Image attribution: Herman Sanchez
At the other end of the scale, we have the all-too-familiar experience of over-hype. Over-hype is when a launched product doesn’t meet the expectations of the marketing hype that went into its product marketing. A brand talked more than it could deliver.
Like under-hype, over-hype happens primarily for two reasons. The first lands on the marketers. Let’s face it—we love to talk. A lot. And sometimes the results are some raised hopes and expectations.
Apple is an interesting, ongoing example. For years, Steve Job’s tech giant was able to crank out new products and features on such a consistent schedule that hype became built into their conferences and announcements. If the story ended there, then Apple would be a perfect example of hype done right: high audience expectations met with consistent and increasingly growing value.
But following recent years of delayed product launches, slowing product innovation, and lackluster community support, even the most die-hard Apple fans have begun to turn on the iconic brand. With such a long history of good will with their sizable customer base, it will be interesting to see if Apple sees the writing on the wall and makes a change: either to step up their product side to meet expectations or by dialing back their marketing a bit to relieve the weight of expectation on their next launches. Without doing either of these, we’ll likely see further erosion of Apple’s brand trust.
The other source of over-hype is customer-centric, and occurs when your audience begins to set expectations for your product that you haven’t set yourself. This is often due to unclear marketing and/or a lack of community engagement on your brand side.
We got to see a perfect case study in how this works in conjunction with brand over-promising with the product launch of No Man’s Sky, a video game that went quickly from blockbusting excitement to community vitriol. Key in this downfall was unchecked community excitement, with thousands of posts across communities like Reddit speculating on features and promises that seemed to be suggested by the game’s marketing. In situations like this, marketers need to not only make their marketing accurate but also listen to communities where speculation might foster product expectations your brand isn’t prepared to meet.

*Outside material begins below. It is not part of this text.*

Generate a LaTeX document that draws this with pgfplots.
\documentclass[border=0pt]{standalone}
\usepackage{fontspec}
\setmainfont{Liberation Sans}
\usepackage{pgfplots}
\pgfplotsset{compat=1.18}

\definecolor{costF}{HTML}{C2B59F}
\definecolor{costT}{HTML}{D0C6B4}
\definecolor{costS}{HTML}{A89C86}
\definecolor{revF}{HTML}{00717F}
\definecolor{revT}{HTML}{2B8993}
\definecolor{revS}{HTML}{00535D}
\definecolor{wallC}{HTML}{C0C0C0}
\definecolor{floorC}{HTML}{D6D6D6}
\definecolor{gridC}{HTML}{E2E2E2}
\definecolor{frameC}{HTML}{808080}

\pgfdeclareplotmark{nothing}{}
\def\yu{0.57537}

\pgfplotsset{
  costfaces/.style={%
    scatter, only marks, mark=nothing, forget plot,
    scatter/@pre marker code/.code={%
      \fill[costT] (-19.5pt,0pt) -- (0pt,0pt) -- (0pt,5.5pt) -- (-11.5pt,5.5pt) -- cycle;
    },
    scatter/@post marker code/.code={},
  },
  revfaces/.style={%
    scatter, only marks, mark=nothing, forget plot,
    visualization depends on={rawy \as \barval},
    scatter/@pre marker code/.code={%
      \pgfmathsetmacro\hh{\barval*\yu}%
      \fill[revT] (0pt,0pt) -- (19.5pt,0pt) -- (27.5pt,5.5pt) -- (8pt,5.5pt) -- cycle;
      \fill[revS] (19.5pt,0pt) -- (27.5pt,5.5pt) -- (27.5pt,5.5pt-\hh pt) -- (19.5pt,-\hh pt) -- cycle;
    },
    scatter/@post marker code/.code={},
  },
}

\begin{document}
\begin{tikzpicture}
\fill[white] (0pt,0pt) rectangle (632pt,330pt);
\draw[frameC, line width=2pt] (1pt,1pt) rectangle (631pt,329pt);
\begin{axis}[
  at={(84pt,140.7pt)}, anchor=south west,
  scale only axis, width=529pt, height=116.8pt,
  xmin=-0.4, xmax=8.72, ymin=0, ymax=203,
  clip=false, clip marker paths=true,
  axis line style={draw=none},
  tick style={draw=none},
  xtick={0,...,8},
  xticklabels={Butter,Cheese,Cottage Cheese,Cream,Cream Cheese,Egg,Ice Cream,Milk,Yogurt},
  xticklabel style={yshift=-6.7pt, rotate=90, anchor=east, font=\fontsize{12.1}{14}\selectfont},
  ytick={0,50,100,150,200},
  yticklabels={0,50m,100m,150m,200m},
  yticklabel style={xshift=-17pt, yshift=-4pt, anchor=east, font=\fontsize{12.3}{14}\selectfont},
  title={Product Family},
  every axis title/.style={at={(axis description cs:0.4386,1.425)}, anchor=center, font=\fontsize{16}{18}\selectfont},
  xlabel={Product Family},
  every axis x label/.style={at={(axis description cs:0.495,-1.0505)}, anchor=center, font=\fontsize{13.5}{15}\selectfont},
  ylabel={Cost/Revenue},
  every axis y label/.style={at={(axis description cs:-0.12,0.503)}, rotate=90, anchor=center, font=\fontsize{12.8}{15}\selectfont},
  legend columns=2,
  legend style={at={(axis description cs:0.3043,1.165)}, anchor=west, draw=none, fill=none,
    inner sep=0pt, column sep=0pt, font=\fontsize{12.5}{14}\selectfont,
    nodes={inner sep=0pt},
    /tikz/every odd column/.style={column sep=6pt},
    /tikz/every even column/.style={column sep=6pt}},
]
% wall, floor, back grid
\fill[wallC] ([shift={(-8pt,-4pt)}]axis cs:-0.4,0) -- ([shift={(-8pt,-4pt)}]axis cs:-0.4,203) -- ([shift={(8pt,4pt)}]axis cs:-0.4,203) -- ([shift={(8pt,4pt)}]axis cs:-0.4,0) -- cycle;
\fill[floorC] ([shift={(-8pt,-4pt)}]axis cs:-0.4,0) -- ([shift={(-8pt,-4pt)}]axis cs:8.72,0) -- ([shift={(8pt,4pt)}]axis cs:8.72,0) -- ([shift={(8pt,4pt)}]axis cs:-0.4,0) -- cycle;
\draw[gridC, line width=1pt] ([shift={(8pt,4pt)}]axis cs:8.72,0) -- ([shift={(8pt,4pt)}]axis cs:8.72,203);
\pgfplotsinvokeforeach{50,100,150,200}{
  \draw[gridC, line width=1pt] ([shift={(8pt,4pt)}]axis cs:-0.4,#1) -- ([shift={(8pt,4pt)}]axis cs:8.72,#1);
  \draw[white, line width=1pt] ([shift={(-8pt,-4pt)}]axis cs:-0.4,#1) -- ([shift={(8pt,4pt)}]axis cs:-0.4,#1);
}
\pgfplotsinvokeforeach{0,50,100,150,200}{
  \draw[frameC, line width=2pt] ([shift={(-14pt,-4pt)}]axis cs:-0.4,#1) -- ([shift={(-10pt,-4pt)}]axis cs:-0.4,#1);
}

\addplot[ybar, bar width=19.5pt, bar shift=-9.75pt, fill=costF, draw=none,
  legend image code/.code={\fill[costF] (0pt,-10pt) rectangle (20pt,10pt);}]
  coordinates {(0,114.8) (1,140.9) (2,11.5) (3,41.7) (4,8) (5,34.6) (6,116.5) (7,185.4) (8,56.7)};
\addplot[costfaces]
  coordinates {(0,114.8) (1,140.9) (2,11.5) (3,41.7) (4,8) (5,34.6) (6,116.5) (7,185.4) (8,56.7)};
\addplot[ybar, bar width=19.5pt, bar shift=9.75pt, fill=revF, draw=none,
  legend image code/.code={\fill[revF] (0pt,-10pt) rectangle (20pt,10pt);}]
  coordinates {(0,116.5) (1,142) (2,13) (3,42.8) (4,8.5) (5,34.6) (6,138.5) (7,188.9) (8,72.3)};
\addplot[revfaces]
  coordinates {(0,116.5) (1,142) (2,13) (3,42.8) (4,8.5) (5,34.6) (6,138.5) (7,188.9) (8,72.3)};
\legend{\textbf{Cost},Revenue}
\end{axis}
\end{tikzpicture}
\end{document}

Image attribution: Craig Dennis
Given our over/under hype scale, your brand’s sweet spot is going to land at whatever place in between allows your brand to set truthful expectations, stay engaged with community excitement and interaction, and then deliver consistently on these built expectations. This can be hard, because product features and positioning often shift during development that happens alongside marketing campaigns.

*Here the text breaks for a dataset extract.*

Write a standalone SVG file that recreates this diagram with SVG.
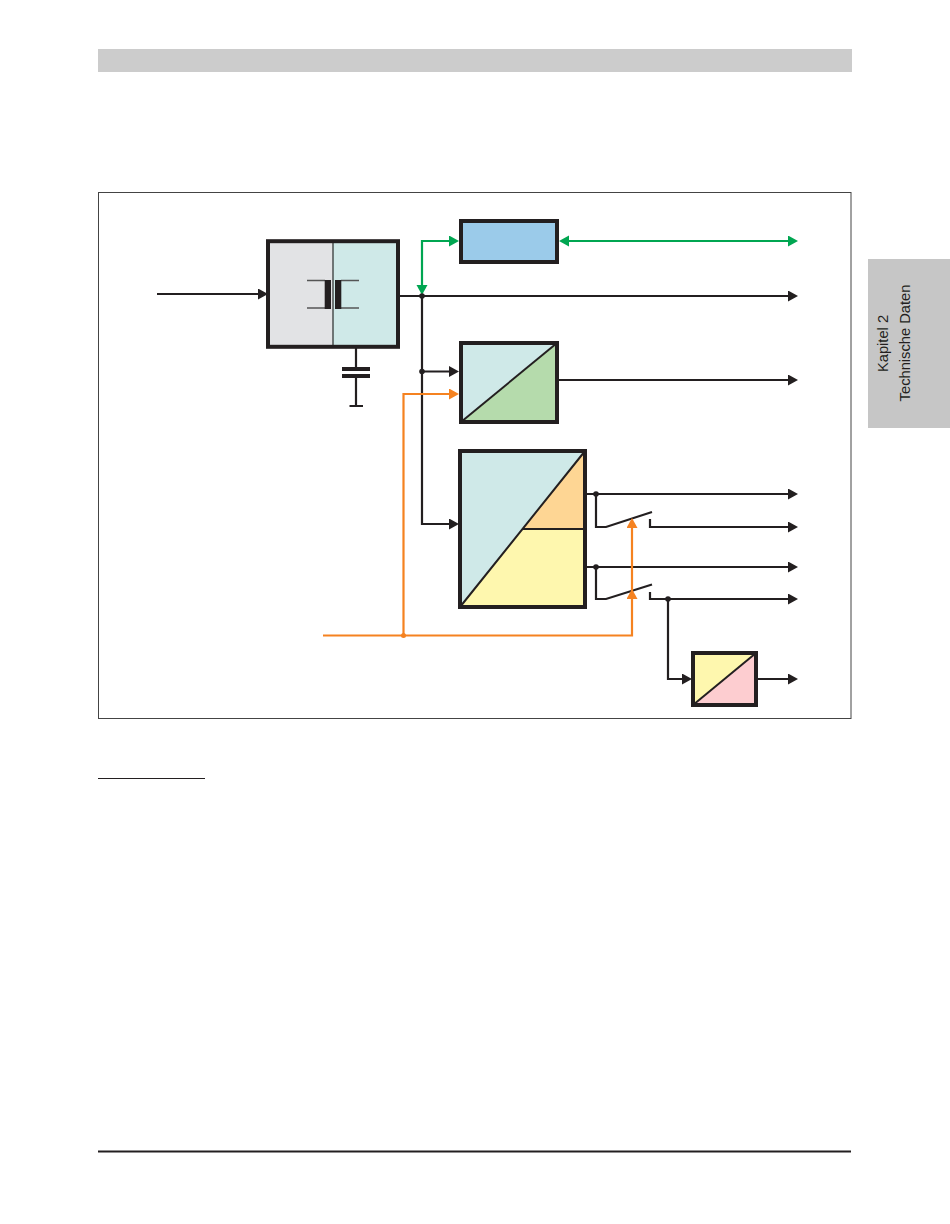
<svg xmlns="http://www.w3.org/2000/svg" width="950" height="1224" viewBox="0 0 950 1224">
<style>
.box{stroke:#231f20;stroke-width:4;fill:none}
.div{stroke:#231f20;stroke-width:2;fill:none}
.w{stroke:#231f20;stroke-width:2.200;fill:none}
.g{stroke:#00a651;stroke-width:2.200;fill:none}
.o{stroke:#f58220;stroke-width:2.200;fill:none}
.tab{font-family:"Liberation Sans",Arial,sans-serif;font-size:14.700px;fill:#231f20;text-anchor:middle}
</style>
<defs>
<marker id="ak" markerUnits="userSpaceOnUse" markerWidth="11" markerHeight="12" refX="6" refY="5.500" orient="auto"><path d="M0 0L10 5.500L0 11Z" fill="#231f20"/></marker>
<marker id="ag" markerUnits="userSpaceOnUse" markerWidth="11" markerHeight="12" refX="6" refY="5.500" orient="auto"><path d="M0 0L10 5.500L0 11Z" fill="#00a651"/></marker>
<marker id="ao" markerUnits="userSpaceOnUse" markerWidth="11" markerHeight="12" refX="6" refY="5.500" orient="auto"><path d="M0 0L10 5.500L0 11Z" fill="#f58220"/></marker>
</defs>
<rect width="950" height="1224" fill="#fff"/>
<g id="page">
<rect x="98" y="49" width="754" height="23" fill="#cccccc"/>
<rect x="868" y="259" width="82" height="169" fill="#c6c6c6"/>
<text class="tab" transform="translate(887.500 343.500) rotate(-90)">Kapitel 2</text>
<text class="tab" transform="translate(910 343) rotate(-90)">Technische Daten</text>
<rect x="98.500" y="192.500" width="752.500" height="526" fill="none" stroke="#444" stroke-width="1"/>
<path d="M98 778.500H205" stroke="#231f20" stroke-width="1"/>
<path d="M98 1151.500H851" stroke="#231f20" stroke-width="2.200"/>
</g>
<g id="connectors">
<path class="w" d="M157 294H264" marker-end="url(#ak)"/>
<path class="w" d="M400 296H794" marker-end="url(#ak)"/>
<path class="w" d="M422 296V524H455" marker-end="url(#ak)"/>
<path class="w" d="M422 371.500H455" marker-end="url(#ak)"/>
<path class="w" d="M558 380H794" marker-end="url(#ak)"/>
<path class="w" d="M586 494H794" marker-end="url(#ak)"/>
<path class="w" d="M586 567H794" marker-end="url(#ak)"/>
<path class="w" d="M596 494V527H606L652 512"/>
<path class="w" d="M596 567V599H606L652 584.500"/>
<path class="w" d="M650 519V527H794" marker-end="url(#ak)"/>
<path class="w" d="M650 592V599H794" marker-end="url(#ak)"/>
<path class="w" d="M668 599V679H688" marker-end="url(#ak)"/>
<path class="w" d="M757 679H794" marker-end="url(#ak)"/>
<path class="w" d="M356 348V367M356 378V406M349.500 406H363"/>
<path d="M342 369H370M342 376H370" stroke="#231f20" stroke-width="4" fill="none"/>
<path class="g" d="M422 291V241H455" marker-end="url(#ag)"/>
<path class="g" d="M422 290V291" marker-end="url(#ag)"/>
<path class="g" d="M563 241H794" marker-end="url(#ag)"/>
<path class="g" d="M564 241H563" marker-end="url(#ag)"/>
<path class="o" d="M323 635.500H632V522" marker-end="url(#ao)"/>
<path class="o" d="M632 594V593" marker-end="url(#ao)"/>
<path class="o" d="M403.500 635.500V394H455" marker-end="url(#ao)"/>
<circle cx="403.500" cy="635.500" r="2.500" fill="#f58220"/>
<circle cx="422" cy="296" r="2.800" fill="#231f20"/>
<circle cx="422" cy="371.500" r="2.800" fill="#231f20"/>
<circle cx="596" cy="494" r="2.800" fill="#231f20"/>
<circle cx="596" cy="567" r="2.800" fill="#231f20"/>
<circle cx="668" cy="599" r="2.800" fill="#231f20"/>
</g>
<g id="node-filter">
<rect x="268" y="241" width="65" height="106" fill="#e2e3e5"/>
<rect x="333" y="241" width="65" height="106" fill="#cfe9e8"/>
<path d="M333 241V347" stroke="#4a4f4f" stroke-width="1.500"/>
<path d="M307 280.500H325M307 308H325M341 280.500H359M341 308H359" stroke="#555" stroke-width="1.500"/>
<rect x="324.700" y="280" width="6.300" height="29" fill="#231f20"/>
<rect x="335" y="280" width="6.300" height="29" fill="#231f20"/>
<rect class="box" x="268" y="241.200" width="130" height="105.600"/>
</g>
<g id="node-blue">
<rect x="461" y="221" width="96" height="41" fill="#9bcbea"/>
<rect class="box" x="461" y="221" width="96" height="41"/>
</g>
<g id="node-converter">
<rect x="461" y="343" width="96" height="79" fill="#cfe9e8"/>
<path d="M461 422L557 343V422Z" fill="#b5dbac"/>
<path class="div" d="M461 422L557 343"/>
<rect class="box" x="461" y="343" width="96" height="79"/>
</g>
<g id="node-regulator">
<rect x="460" y="451" width="125" height="156" fill="#cfe9e8"/>
<path d="M522.700 529L585 451V529Z" fill="#fed694"/>
<path d="M460 607L522.700 529H585V607Z" fill="#fef7ae"/>
<path class="div" d="M460 607L585 451M522.700 529H585"/>
<rect class="box" x="460" y="451" width="125" height="156"/>
</g>
<g id="node-small">
<rect x="693" y="653" width="63" height="52" fill="#fef7ae"/>
<path d="M693 705L756 653V705Z" fill="#fdcdd0"/>
<path class="div" d="M693 705L756 653"/>
<rect class="box" x="693" y="653" width="63" height="52"/>
</g>
</svg>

But this is where content marketers are able to excel while product marketers sometimes have trouble. By putting some focus on the experience of using your brand’s product and by putting your product’s reasonable promises into the context of a story that your audience can connect to, content marketers can create a load of authentic hype that doesn’t rest solely on increasing promises. Good hype isn’t about under-promising and over-delivering. It’s about making only the promises you can keep, connecting them in a personable way with the experiences of your audience, and then delivering on them consistently over time.